Interesting read. I think centrism is ultimately a dead-letter though. At least use a different term because identifying your political movement as “the middle of the road” centrists inspires nobody to show up to the polls to vote for you.
But aside from that and the specific policies being talked about, I’d get back at the Democrat party itself.
It is a machine for getting votes, but you also need specific elite personnel in the party to make that pivot to what you want. The more center-left wing of that party were the boomers. You can see that in Biden and the Clintons. Those guys are shuffling off the stage as they age out and die off. The younger generation of Democrat leadership are anything but interested in center-left politics. They have had their entire education and formative political ideas seeped in left-progressive politics.

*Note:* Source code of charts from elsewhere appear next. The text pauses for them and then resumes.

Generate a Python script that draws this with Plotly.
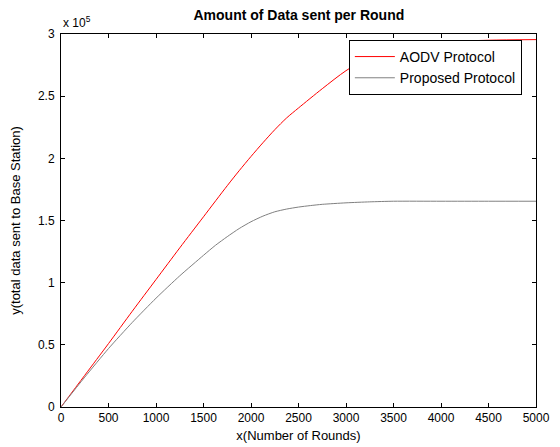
import plotly.graph_objects as go

# Data
aodv_x = [0, 250, 500, 750, 1000, 1250, 1500, 1750, 1875, 2000, 2125, 2250, 2375, 2500, 2750, 3000, 3250, 3500, 3750, 4000, 4500, 5000]
aodv_y = [0, 25500, 51000, 77000, 102500, 128000, 153000, 178000, 190000, 201500, 212500, 223000, 232500, 240500, 256000, 270500, 281500, 288000, 291500, 293500, 295000, 295500]

prop_x = [0, 250, 500, 750, 1000, 1250, 1500, 1625, 1750, 1875, 2000, 2125, 2250, 2375, 2500, 2625, 2750, 3000, 3250, 3500, 4000, 4500, 5000]
prop_y = [0, 24000, 47000, 68000, 87500, 105500, 122000, 130000, 137000, 143500, 149000, 153500, 157000, 159200, 160800, 162000, 163000, 164200, 165000, 165500, 165500, 165500, 165500]

x_ticks = [0, 500, 1000, 1500, 2000, 2500, 3000, 3500, 4000, 4500, 5000]
y_tickvals = [0, 50000, 100000, 150000, 200000, 250000, 300000]
y_ticktext = ["0", "0.5", "1", "1.5", "2", "2.5", "3"]

FONT = "Arial, Liberation Sans, Helvetica, sans-serif"

fig = go.Figure()
fig.add_trace(go.Scatter(x=aodv_x, y=aodv_y, mode="lines", name="AODV Protocol",
                         line=dict(color="#ff0000", width=1, shape="spline", smoothing=0.8)))
fig.add_trace(go.Scatter(x=prop_x, y=prop_y, mode="lines", name="Proposed Protocol",
                         line=dict(color="#808080", width=1, shape="spline", smoothing=0.6)))

axis_common = dict(showline=True, linecolor="black", linewidth=1, mirror="ticks",
                   ticks="inside", ticklen=4, tickcolor="black", showgrid=False,
                   zeroline=False, automargin=False,
                   tickfont=dict(family=FONT, size=12, color="black"))

fig.update_xaxes(range=[0, 5000], tickvals=x_ticks, **axis_common,
                 title=dict(text="x(Number of Rounds)", font=dict(family=FONT, size=13, color="black"),
                            standoff=6))
fig.update_yaxes(range=[0, 300000], tickvals=y_tickvals, ticktext=y_ticktext, ticklabelstandoff=3,
                 **axis_common,
                 title=dict(text="y(total data sent to Base Station)", font=dict(family=FONT, size=13, color="black"),
                            standoff=15))

# page body adds an 8px offset, so the figure is sized/margined to land the axes where the reference has them
fig.update_layout(
    width=552, height=439,
    margin=dict(l=53, r=24, t=26, b=40),
    paper_bgcolor="white", plot_bgcolor="white",
    title=dict(text="<b>Amount of Data sent per Round</b>", x=0.527, xanchor="center",
               y=0.984, yanchor="middle", font=dict(family=FONT, size=14, color="black")),
    legend=dict(x=0.606, y=0.984, xanchor="left", yanchor="top",
                bgcolor="white", bordercolor="black", borderwidth=1,
                font=dict(family=FONT, size=14, color="black"),
                tracegroupgap=0, itemwidth=40),
    showlegend=True,
    annotations=[dict(text="x 10<sup>5</sup>", xref="paper", yref="paper", x=0, y=1,
                      xanchor="left", yanchor="bottom", yshift=2, showarrow=False,
                      font=dict(family=FONT, size=12, color="black"))],
)

fig.write_html("out.html")
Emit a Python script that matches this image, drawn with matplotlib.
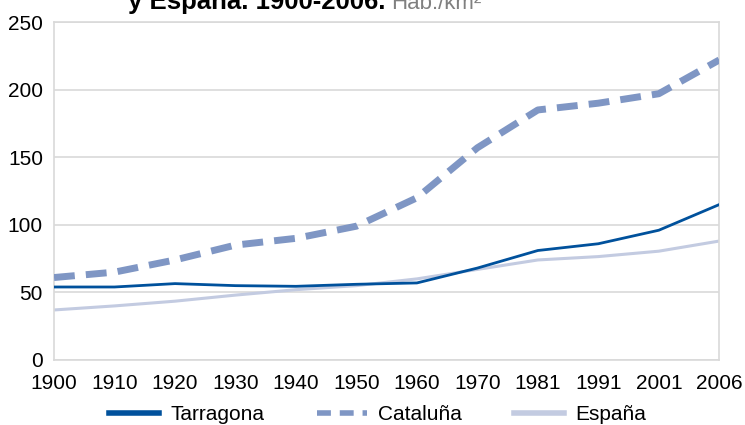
import matplotlib
matplotlib.use("Agg")
import matplotlib.pyplot as plt
from matplotlib.lines import Line2D

plt.rcParams['font.family'] = ['Liberation Sans', 'DejaVu Sans']

years = ["1900", "1910", "1920", "1930", "1940", "1950",
         "1960", "1970", "1981", "1991", "2001", "2006"]
tarragona = [54, 54, 56.5, 55, 54.5, 56, 57, 68, 81, 86, 96, 115]
cataluna = [61, 65, 74, 85, 90, 99, 120, 157, 185, 190, 197, 222]
espana = [37, 40, 43.5, 48, 52, 55, 60, 67, 74, 76.5, 80.5, 88]

c_tarr = "#00519c"
c_cat = "#7f96c4"
c_esp = "#c3cbe1"
grid_c = "#d9d9d9"

fig = plt.figure(figsize=(7.45, 4.25), dpi=100)
ax = fig.add_axes([0.0725, 0.153, 0.893, 0.795])

x = list(range(len(years)))
ax.plot(x, tarragona, color=c_tarr, lw=2.0, zorder=4)
ax.plot(x, cataluna, color=c_cat, lw=5, dashes=(3, 1.6),
        dash_capstyle="butt", zorder=3)
ax.plot(x, espana, color=c_esp, lw=2.2, zorder=2)

ax.set_xlim(0, 11)
ax.set_ylim(0, 250)
ax.set_xticks(x)
ax.set_xticklabels(years)
ax.set_yticks(range(0, 251, 50))
ax.tick_params(axis="both", labelsize=15, length=0, colors="black")
ax.tick_params(axis="x", pad=10)
ax.tick_params(axis="y", pad=8)
ax.grid(axis="y", color=grid_c, lw=1.2)
ax.set_axisbelow(True)
for s in ax.spines.values():
    s.set_color(grid_c)
    s.set_linewidth(1.2)

handles = [
    Line2D([], [], color=c_tarr, lw=4),
    Line2D([], [], color=c_cat, lw=4, dashes=(2.5, 1.6), dash_capstyle="butt"),
    Line2D([], [], color=c_esp, lw=4),
]
fig.legend(handles, ["Tarragona", "Cataluña", "España"], loc="center",
           bbox_to_anchor=(0.507, 1 - 415 / 425), ncol=3, frameon=False,
           fontsize=15, handlelength=2.4, columnspacing=2.5,
           handletextpad=0.55, borderpad=0, borderaxespad=0)

fig.text(128 / 745, 1 - 9 / 425, "y España. 1900-2006.", fontsize=18.5,
         fontweight="bold", va="baseline", ha="left")
fig.text(391 / 745, 1 - 9 / 425, "Hab./km²", fontsize=16, color="#808080",
         va="baseline", ha="left")

fig.savefig("out.png", dpi=100)
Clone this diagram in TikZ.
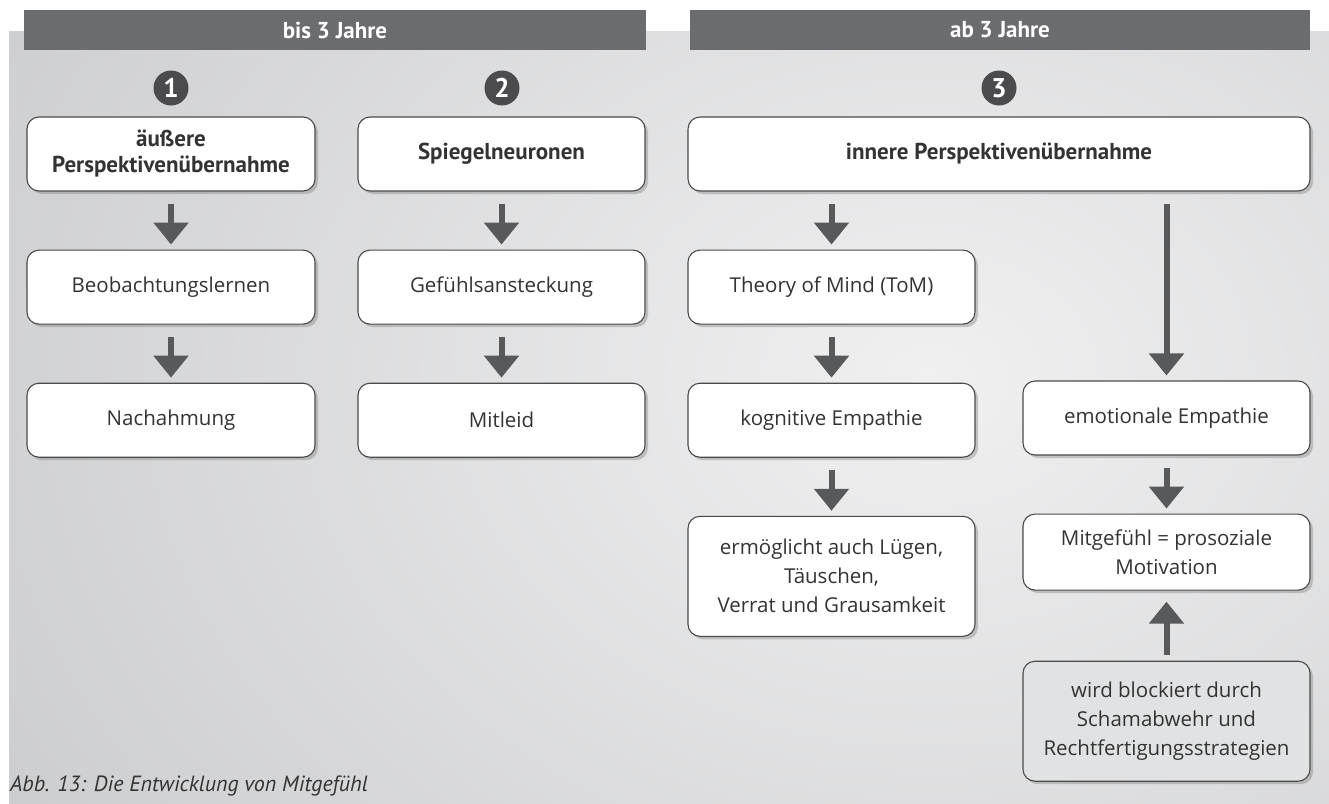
\documentclass[tikz,border=0pt]{standalone}
\usepackage{fontspec}
\setmainfont{Open Sans}
\newfontfamily\kopffont{PT Sans}
\usetikzlibrary{arrows.meta, positioning, shadows}
\definecolor{balkengrau}{HTML}{6B6C6F}
\definecolor{kreisgrau}{HTML}{4B4B4D}
\definecolor{pfeilgrau}{HTML}{58595B}
\definecolor{randgrau}{HTML}{4A4A4A}
\definecolor{textgrau}{HTML}{333333}
\definecolor{hgdunkel}{HTML}{C5C6C8}
\definecolor{hghell}{HTML}{F0F0F1}
\definecolor{blockgrau}{HTML}{E1E2E3}
\tikzset{
  kasten/.style={rectangle, rounded corners=12pt, draw=randgrau, line width=1.1pt,
                 fill=white, minimum width=287pt, minimum height=74pt,
                 align=center, text=textgrau, font=\fontsize{20.5}{29}\selectfont,
                 drop shadow={shadow xshift=3pt, shadow yshift=-3pt, opacity=.4}},
  titel/.style={kasten, font=\kopffont\bfseries\fontsize{23}{26}\selectfont},
  balken/.style={rectangle, fill=balkengrau, minimum height=40pt, text=white,
                 font=\kopffont\bfseries\fontsize{23}{26}\selectfont},
  nummer/.style={circle, fill=kreisgrau, minimum size=35pt, inner sep=0pt,
                 text=white, font=\kopffont\bfseries\fontsize{27}{27}\selectfont},
  pfeil/.style={-{Triangle[width=34pt, length=22pt]}, line width=6pt,
                draw=pfeilgrau}
}

\begin{document}
\begin{tikzpicture}[x=1pt, y=-1pt,
  legende/.style={font=\kopffont\itshape\fontsize{22}{24}\selectfont,
                  text=textgrau, inner sep=0pt, anchor=west}
]
  \useasboundingbox (0,0) rectangle (1329,803);
  % ── Hintergrund ──
  \fill[hgdunkel] (9,31) rectangle (1329,803);
  \begin{scope}
    \clip (9,31) rectangle (1329,803);
    \shade[inner color=hghell, outer color=hgdunkel] (930,380) ellipse (1300 and 1000);
  \end{scope}

  % ── Kopfbalken und Nummern ──
  \node[balken, minimum width=622pt] (bis3) at (335,30)  {bis 3 Jahre};
  \node[balken, minimum width=620pt] (ab3)  at (1000,30) {ab 3 Jahre};
  \node[nummer] (n1) at (171,88)  {1};
  \node[nummer] (n2) at (502,88)  {2};
  \node[nummer] (n3) at (999,88)  {3};

  % ── Obere Kästen ──
  \node[titel, minimum width=288pt] (aeussere) at (171,154)
        {äußere\\Perspektivenübernahme};
  \node[titel] (spiegel) at (501.5,154) {Spiegelneuronen};
  \node[titel, minimum width=622pt] (innere) at (999,154)
        {innere Perspektivenübernahme};

  % ── Spalten 1 und 2 ──
  \node[kasten, minimum width=288pt, below=58pt of aeussere] (beob)
        {Beobachtungslernen};
  \node[kasten, minimum width=288pt, below=58pt of beob]     (nachahm)
        {Nachahmung};
  \node[kasten, below=58pt of spiegel] (gefuehl) {Gefühlsansteckung};
  \node[kasten, below=58pt of gefuehl] (mitleid) {Mitleid};

  % ── Spalte 3 ──
  \node[kasten, below=58pt of innere.south west, anchor=north west] (tom)
        {Theory of Mind (ToM)};
  \node[kasten, below=58pt of tom] (kogn) {kognitive Empathie};
  \node[kasten, minimum height=120pt, below=58pt of kogn] (luegen)
        {ermöglicht auch Lügen,\\Täuschen,\\Verrat und Grausamkeit};
  \node[kasten] (emot) at (1166.5,418) {emotionale Empathie};
  \node[kasten, minimum height=76pt, below=58pt of emot] (mitgef)
        {Mitgefühl = prosoziale\\Motivation};
  \node[kasten, fill=blockgrau, minimum height=120pt, below=70pt of mitgef]
        (block) {wird blockiert durch\\Schamabwehr und\\Rechtfertigungsstrategien};

  \node[legende] (abb) at (10,786) {Abb. 13: Die Entwicklung von Mitgefühl};

  % ── Pfeile ──
  \draw[pfeil] ([yshift=-12pt]aeussere.south) -- ([yshift=5pt]beob.north);
  \draw[pfeil] ([yshift=-12pt]beob.south)     -- ([yshift=5pt]nachahm.north);
  \draw[pfeil] ([yshift=-12pt]spiegel.south)  -- ([yshift=5pt]gefuehl.north);
  \draw[pfeil] ([yshift=-12pt]gefuehl.south)  -- ([yshift=5pt]mitleid.north);
  \draw[pfeil] ([yshift=-12pt]innere.south -| tom.north) -- ([yshift=5pt]tom.north);
  \draw[pfeil] ([yshift=-12pt]tom.south)      -- ([yshift=5pt]kogn.north);
  \draw[pfeil] ([yshift=-12pt]kogn.south)     -- ([yshift=5pt]luegen.north);
  \draw[pfeil] ([yshift=-12pt]innere.south -| emot.north) -- ([yshift=5pt]emot.north);
  \draw[pfeil] ([yshift=-12pt]emot.south)     -- ([yshift=5pt]mitgef.north);
  \draw[pfeil] ([yshift=6pt]block.north)      -- ([yshift=-11pt]mitgef.south);
\end{tikzpicture}
\end{document}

Funny to see techno-humanism ideas with how it is mainstream to shit on any technologists in left-wing circles as Silicon Valley “tech bros” have become coded as suspicious to them. Years of being propagandized that their alternative platforms to mainstream ones were what lost them political battles will keep them suspicious if not outright hostile.
While a positive environmentalism is just impossible for any leadership to grasp when they have been terrorized since elementary school of impending apocalyptic conditions from climate change.
A great deal of the center left liberal types shifted into the Trump camp because of their own optimism from his administration. They aren’t loyalists to Trump or MAGA by any means, but they are not going to find themselves in Democrat party leadership as a result either. So the slimmer and slimmer margin of center-left types in the Democrat party will find themselves both powerless and leaderless in the party.
It probably would be best for the party to go in that direction, but they have institutionally set themselves up to resist it. Give it a few months, especially after the Trump inauguration. The shock of the defeat will wither away and #resistance will resume with the younger part of the party. There is a very possible purging of the center-right neocons that joined them if the aging boomer leadership goes away.